Bitter and very high in alcohol content (around 75% volume), absinthe was usually served in an elaborate ritual: a small amount of pure absinthe was poured into a glass, and then diluted with icy water slowly dribbled over a sugar cube in a slotted spoon held over the glass, turning the clear absinthe cloudy white and bringing out the anise flavor. Absinthe is legal again now, but restricted to 45% alcohol volume, low in thujone and identified as a “boisson spiritueuse aux plantes d’absinthe”. Michault produces his own version, under the name Libertine, and visitors can taste it, along with his other eaux-de-vie and liqueurs in the museum boutique.

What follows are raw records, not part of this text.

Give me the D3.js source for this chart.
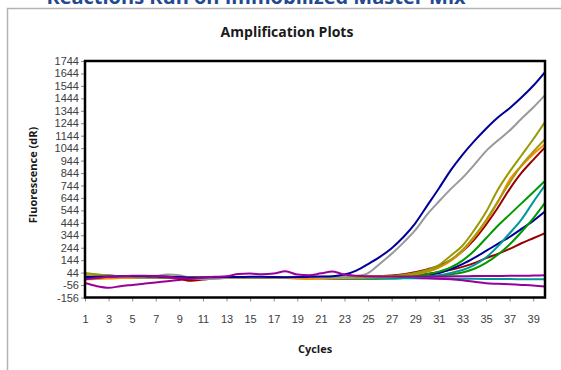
<!DOCTYPE html>
<html>
<head>
<meta charset="utf-8">
<script src="https://cdn.jsdelivr.net/npm/d3@7"></script>
<style>
  html, body { margin: 0; padding: 0; background: #fff; }
  svg { display: block; }
</style>
</head>
<body>
<div id="chart"></div>
<script>
// Cycle numbers (x axis)
const cycles = [1,2,3,4,5,6,7,8,9,10,11,12,13,14,15,16,17,18,19,20,
                21,22,23,24,25,26,27,28,29,30,31,32,33,34,35,36,37,38,39,40];

// Axis tick values / labels
const yTicks = [1744,1644,1544,1444,1344,1244,1144,1044,944,844,744,644,544,444,344,244,144,44,-56,-156];
const xTicks = [1,3,5,7,9,11,13,15,17,19,21,23,25,27,29,31,33,35,37,39];

// Fluorescence (dR) per cycle, one array per well
const navyA   = [8,10,12,14,15,14,12,10,8,5,5,7,8,8,10,10,8,7,8,10,12,15,28,60,112,170,240,330,440,580,720,865,990,1100,1200,1290,1365,1450,1545,1655];
const grayA   = [15,12,10,12,14,15,18,28,22,0,-8,-5,2,5,5,5,4,4,5,6,7,8,10,16,40,115,195,285,385,510,615,715,805,910,1020,1105,1185,1280,1370,1470];
const oliveA  = [40,30,20,15,12,10,12,10,8,5,2,4,5,6,6,7,8,8,8,9,10,10,10,10,12,15,18,25,40,65,105,180,260,385,530,710,855,985,1115,1255];
const oliveB  = [25,20,15,12,10,8,8,10,8,4,2,4,5,5,6,7,7,8,8,8,9,9,10,10,10,12,15,20,32,52,88,145,225,335,465,615,765,905,1015,1115];
const orangeA = [-12,-8,-4,0,2,4,5,6,6,8,5,2,2,4,5,6,4,0,-5,-8,-5,-2,0,2,4,6,10,18,30,50,85,138,218,328,455,610,790,900,995,1075];
const redA    = [10,18,20,15,12,10,8,5,-5,-22,-12,-2,2,4,2,0,2,4,5,5,6,6,7,9,11,15,21,30,48,70,98,145,215,310,430,565,715,845,950,1050];
const greenA  = [5,8,10,10,10,10,10,10,8,6,5,5,5,5,5,5,5,5,5,5,5,5,5,5,5,5,6,10,18,30,52,85,140,220,320,420,510,600,690,780];
const tealA   = [0,2,4,5,5,4,4,2,0,-2,0,2,2,2,2,0,0,0,0,0,-2,-5,-8,-8,-8,-6,-4,0,5,12,22,42,65,105,165,255,360,470,610,745];
const greenB  = [10,12,12,10,10,10,8,8,6,5,5,5,5,6,6,6,5,5,5,5,5,5,5,5,5,5,5,7,10,14,20,30,45,75,122,188,270,370,480,605];
const navyB   = [5,5,6,6,6,6,6,6,5,5,5,5,5,5,5,5,5,5,5,5,5,5,5,5,5,5,7,10,15,24,40,72,112,162,218,275,330,395,460,535];
const redB    = [8,10,12,12,10,10,10,8,6,5,5,5,5,6,6,6,5,5,5,5,5,5,6,6,7,9,12,17,24,34,46,66,90,120,160,195,235,280,320,360];
const purpleA = [-10,0,10,15,18,18,16,10,0,-5,5,10,15,32,36,30,36,55,28,22,38,52,28,18,14,12,12,12,12,12,12,14,15,16,16,17,18,18,20,22];
const tealB   = [5,5,6,6,6,5,5,4,2,0,2,4,4,4,4,3,2,2,2,0,-2,-5,-6,-6,-5,-4,-3,-2,-2,-2,-3,-4,-5,-6,-7,-8,-8,-9,-10,-10];
const purpleB = [-40,-65,-78,-65,-55,-45,-35,-25,-15,-5,0,2,3,4,4,4,4,4,4,4,4,4,4,4,4,4,4,2,0,-2,-5,-10,-18,-30,-42,-46,-50,-55,-60,-68];

// Draw order (later on top) with line colours
const wells = [
  { values: tealB,   color: "#009999" },
  { values: purpleB, color: "#990099" },
  { values: redB,    color: "#990000" },
  { values: navyB,   color: "#000099" },
  { values: greenB,  color: "#009900" },
  { values: tealA,   color: "#009999" },
  { values: greenA,  color: "#009900" },
  { values: redA,    color: "#990000" },
  { values: orangeA, color: "#ff8c00" },
  { values: oliveB,  color: "#a39a10" },
  { values: oliveA,  color: "#999900" },
  { values: grayA,   color: "#999999" },
  { values: navyA,   color: "#000099" },
  { values: purpleA, color: "#990099" }
];

const W = 561, H = 370;
const plot = { left: 85, right: 545, top: 61, bottom: 297.5 };
const tickFont = "'Liberation Sans', Arial, sans-serif";
const titleFont = "'Open Sans', sans-serif";

const svg = d3.select("#chart").append("svg")
  .attr("width", W).attr("height", H);

svg.append("rect").attr("width", W).attr("height", H).attr("fill", "#fff");

// Heading of the page section, running above the frame
svg.append("text")
  .attr("x", 256).attr("y", 4)
  .attr("text-anchor", "middle")
  .attr("font-family", titleFont)
  .attr("font-weight", "bold")
  .attr("font-size", 20)
  .attr("fill", "#24498f")
  .text("Reactions Run on Immobilized Master Mix");

// Chart area frame
svg.append("rect")
  .attr("x", 7.5).attr("y", 8.5)
  .attr("width", 600).attr("height", 400)
  .attr("fill", "#fff")
  .attr("stroke", "#b3b3b3").attr("stroke-width", 1.5);

const x = d3.scaleLinear().domain([1, 40]).range([plot.left, plot.right]);
const y = d3.scaleLinear().domain([-156, 1744]).range([plot.bottom, plot.top]);

// Y axis
const yAxis = svg.append("g")
  .attr("transform", `translate(${plot.left},0)`)
  .call(d3.axisLeft(y).tickValues(yTicks).tickSize(4).tickPadding(2).tickFormat(d => d));
yAxis.select(".domain").remove();
yAxis.selectAll(".tick line").attr("stroke", "#8c8c8c");
yAxis.selectAll(".tick text")
  .attr("font-family", tickFont)
  .attr("font-size", 11)
  .attr("fill", "#404040");

// X axis
const xAxis = svg.append("g")
  .attr("transform", `translate(0,${plot.bottom})`)
  .call(d3.axisBottom(x).tickValues(xTicks).tickSize(4).tickPadding(14).tickFormat(d => d));
xAxis.select(".domain").remove();
xAxis.selectAll(".tick line").attr("stroke", "#8c8c8c");
xAxis.selectAll(".tick text")
  .attr("font-family", tickFont)
  .attr("font-size", 11)
  .attr("fill", "#404040");

// Curves
const line = d3.line()
  .x((d, i) => x(cycles[i]))
  .y(d => y(d))
  .curve(d3.curveMonotoneX);

const clipId = "plotClip";
svg.append("clipPath").attr("id", clipId)
  .append("rect")
  .attr("x", plot.left).attr("y", plot.top)
  .attr("width", plot.right - plot.left).attr("height", plot.bottom - plot.top);

svg.append("g").attr("clip-path", `url(#${clipId})`)
  .selectAll("path")
  .data(wells)
  .join("path")
  .attr("d", d => line(d.values))
  .attr("fill", "none")
  .attr("stroke", d => d.color)
  .attr("stroke-width", 2)
  .attr("stroke-linejoin", "round");

// Plot border
svg.append("rect")
  .attr("x", plot.left).attr("y", plot.top)
  .attr("width", plot.right - plot.left).attr("height", plot.bottom - plot.top)
  .attr("fill", "none")
  .attr("stroke", "#000").attr("stroke-width", 2.5);

// Titles
svg.append("text")
  .attr("x", 287).attr("y", 37)
  .attr("text-anchor", "middle")
  .attr("font-family", titleFont)
  .attr("font-weight", "bold")
  .attr("font-size", 14)
  .attr("fill", "#1a1a1a")
  .text("Amplification Plots");

svg.append("text")
  .attr("transform", "translate(37,175) rotate(-90)")
  .attr("text-anchor", "middle")
  .attr("font-family", titleFont)
  .attr("font-weight", "bold")
  .attr("font-size", 11)
  .attr("fill", "#1a1a1a")
  .text("Fluorescence (dR)");

svg.append("text")
  .attr("x", 315).attr("y", 353)
  .attr("text-anchor", "middle")
  .attr("font-family", titleFont)
  .attr("font-weight", "bold")
  .attr("font-size", 11)
  .attr("fill", "#1a1a1a")
  .text("Cycles");
</script>
</body>
</html>
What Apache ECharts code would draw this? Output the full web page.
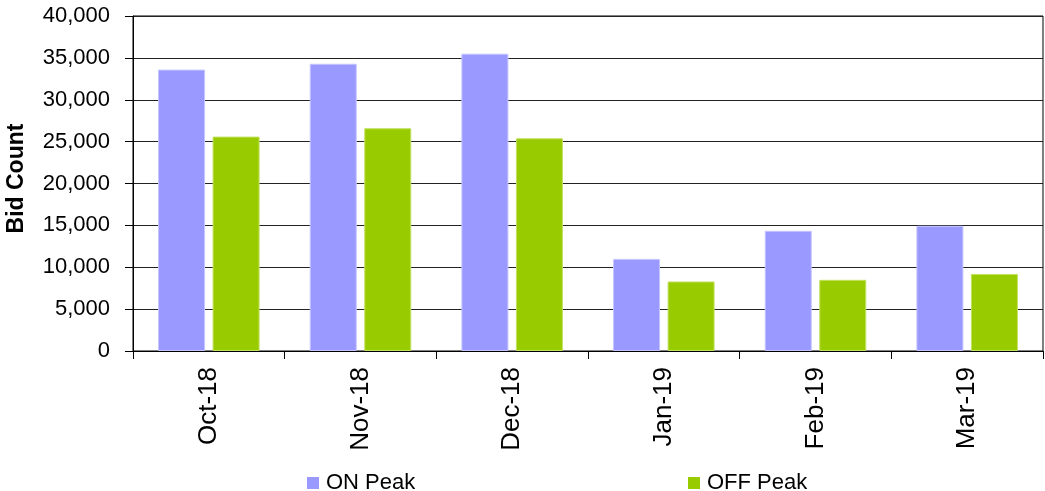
<!DOCTYPE html>
<html>
<head>
<meta charset="utf-8">
<script src="https://cdn.jsdelivr.net/npm/echarts@6/dist/echarts.min.js"></script>
<style>
html,body{margin:0;padding:0;background:#fff;}
#chart{width:1045px;height:491px;}
</style>
</head>
<body>
<div id="chart"></div>
<script>
const categories = ['Oct-18', 'Nov-18', 'Dec-18', 'Jan-19', 'Feb-19', 'Mar-19'];
const onPeak = [33600, 34300, 35500, 11000, 14350, 14950];
const offPeak = [25600, 26600, 25400, 8300, 8500, 9200];
const yTicks = { min: 0, max: 40000, interval: 5000 };

const font = '"Liberation Sans", Arial, sans-serif';
const chart = echarts.init(document.getElementById('chart'), null, { renderer: 'canvas' });
chart.setOption({
  animation: false,
  backgroundColor: '#fff',
  grid: {
    left: 133, right: 2, top: 16, bottom: 140,
    containLabel: false, outerBoundsMode: 'none',
    show: true, borderColor: '#000', borderWidth: 1, backgroundColor: 'transparent'
  },
  legend: [
    {
      data: ['ON Peak'], left: 302, top: 467,
      itemWidth: 12, itemHeight: 12, icon: 'rect',
      itemStyle: { borderWidth: 0 },
      textStyle: { fontFamily: font, fontSize: 22, color: '#000', padding: [0, 0, 0, 2] }
    },
    {
      data: ['OFF Peak'], left: 683, top: 467,
      itemWidth: 12, itemHeight: 12, icon: 'rect',
      itemStyle: { borderWidth: 0 },
      textStyle: { fontFamily: font, fontSize: 22, color: '#000', padding: [0, 0, 0, 2] }
    }
  ],
  xAxis: {
    type: 'category',
    data: categories,
    boundaryGap: true,
    axisLine: { show: true, lineStyle: { color: '#000', width: 1 } },
    axisTick: { show: true, length: 8, lineStyle: { color: '#000' } },
    axisLabel: {
      rotate: 90, margin: 16, fontFamily: font, fontSize: 26, color: '#000'
    },
    splitLine: { show: false }
  },
  yAxis: {
    type: 'value',
    min: yTicks.min, max: yTicks.max, interval: yTicks.interval,
    name: 'Bid Count',
    nameLocation: 'middle',
    nameRotate: 90,
    nameGap: 105,
    nameTextStyle: { fontFamily: font, fontSize: 23, fontWeight: 'bold', color: '#000', padding: [0, 0, 0, 10] },
    axisLine: { show: true, lineStyle: { color: '#000', width: 1 } },
    axisTick: { show: true, length: 8, lineStyle: { color: '#000' } },
    axisLabel: {
      margin: 23, fontFamily: font, fontSize: 22, color: '#000',
      formatter: v => v.toLocaleString('en-US')
    },
    splitLine: { show: true, lineStyle: { color: '#222', width: 1 } }
  },
  series: [
    {
      name: 'ON Peak', type: 'bar', data: onPeak,
      barWidth: 47, barGap: '16%',
      itemStyle: { color: '#9999FF', borderColor: '#c4c4ff', borderWidth: 1 }
    },
    {
      name: 'OFF Peak', type: 'bar', data: offPeak,
      barWidth: 47, barGap: '16%',
      itemStyle: { color: '#99CC00', borderColor: '#c2e060', borderWidth: 1 }
    }
  ]
});
</script>
</body>
</html>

A short walk down Lapoutroie’s main street, you can see eau-de-vie in production at the Miclo distillery—if you arrive at the right time of year. “It all starts in June, with the cherries,” says Bertrand Lutt-Miclo, grandson of founder Gilbert Miclo. In early September, as he speaks, it’s the delectable fragrance of raspberries bubbling in the still that fills the room.
Miclo buys all its fruit—pears from the Rhône Valley, wild raspberries from Eastern Europe, mirabelles from Lorraine and others from local farmers. The quality of the fruit is essential, and it must be harvested as ripe as possible, when sugar content is highest. The fruit is crushed, skin, seeds, pits and all. Those naturally high in sugar, like pears and plums, will ferment naturally in three or four weeks. Others with less natural sugar, like raspberries and rowan berries, are macerated in neutral alcohol. The resulting purée is poured into copper stills that operate as double boilers and heated, giving off alcohol vapor and aromatics that rise through copper tubing, where it is cooled, producing clear condensation that drips down into storage vats. The clear liquid from this first distillation is about 30% alcohol.
When some 1200 liters (317 gallons) from the first distillation of fermented fruit have been collected, the second distillation begins, to produce a distillate that is about 65%–75% alcohol. (Macerated fruit is distilled only once.) The first part of the batch, called the “head” and the last part, the “tail”, are respectively too high and too low in alcohol, and are put aside, leaving the just-right heart of the matter, the coeur de chauffe, to be aged. It’s this second round that requires the distiller’s skill, to distinguish the perfect balance of alcohol content, taste and aroma.
The eau-de-vie is then aged, in stainless steel vats to preserve its clarity, or—like Vieille Prune—in wooden casks to gain an amber glow. Most age for about two years, losing some alcohol—la part des anges, the angels’ portion—as they evaporate. At Miclo, Grande Réserve eaux-de-vie are aged four to five years, as are those labeled Coeur de Chauffe—the “coeur des coeurs”, says Lutt- Miclo.
Finally, before bottling, the eaux-de-vie are diluted with pure spring water to the desired level—here it’s water filtered from the crystalline Béhine stream that courses through the village. The water turns the eau-de-vie cloudy, so it’s refrigerated, forming crystals, and then filtered before being bottled, usually in the elegant, long-necked bottles called flûtes.
Miclo’s newest product is a liqueur called Pain d’Epices—gingerbread, made with cinnamon, cloves, star anise and other spices, with the heady aroma of Christmas in Alsace.